Frequently Asked Questions

What is an SBOM and why does it matter for ML containers?

An SBOM is a machine-readable inventory of every package in a container. Auditors and compliance frameworks increasingly require one. Without it, you cannot answer “what is running in this inference pod” with anything verifiable.

How does runtime profiling differ from a standard SBOM?

A standard SBOM lists everything installed. Runtime profiling tracks what the container actually loads during a real workload. The gap between the two is packages that carry CVEs but never execute. Removing them shrinks your real attack surface without touching functionality. Platforms like RapidFort generate a Runtime Bill of Materials (RBOM) that gives you an exploitability-focused view rather than a raw package count.

Can we harden ML images without rebuilding from scratch?

Yes. Hardened drop-in base images let you swap out your CUDA base without modifying build scripts or training code. Automated remediation tools can also patch and slim an existing image with no source-level changes.

How often should we rescan model-serving containers?

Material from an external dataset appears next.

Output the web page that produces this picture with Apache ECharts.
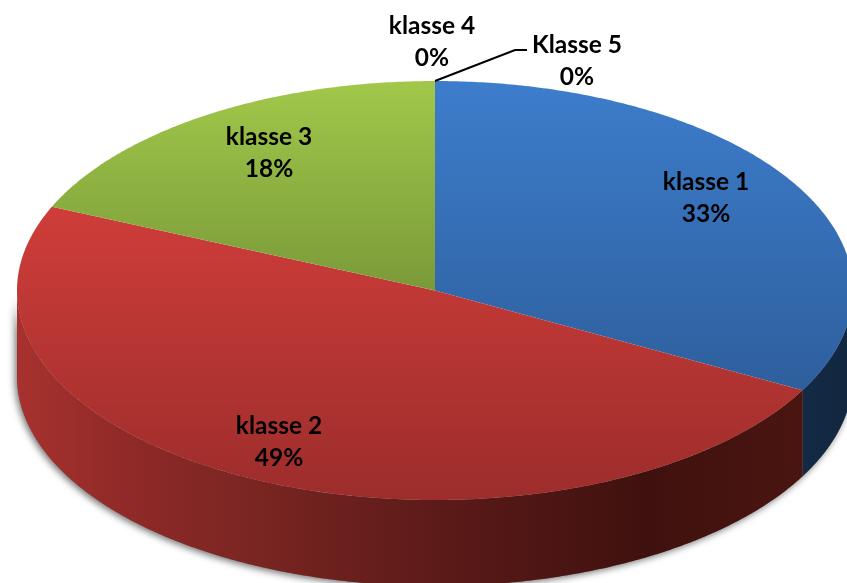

Rescan when a new CVE advisory is published for packages in your SBOM, or on a fixed weekly schedule at minimum. A container that was clean at deploy time may be vulnerable 30 days later from a newly disclosed CVE in a package you did not know you were carrying.


The Cost of Waiting

Regulators and enterprise customers now ask for provenance records, signed SBOMs, and evidence of remediation. A pipeline with no SBOM and no hardening story fails those reviews. Rebuilding compliance retroactively is far more expensive than building it in from the start.

The technical debt compounds fast. Every training run on a vulnerable base adds another model artifact with no clean provenance chain. Tracing which models were built on which packages after a disclosure is a painful manual process most teams underestimate.

Treat ML container security as a gate, not an afterthought. A pipeline that ships insecure containers reliably is not a reliable pipeline.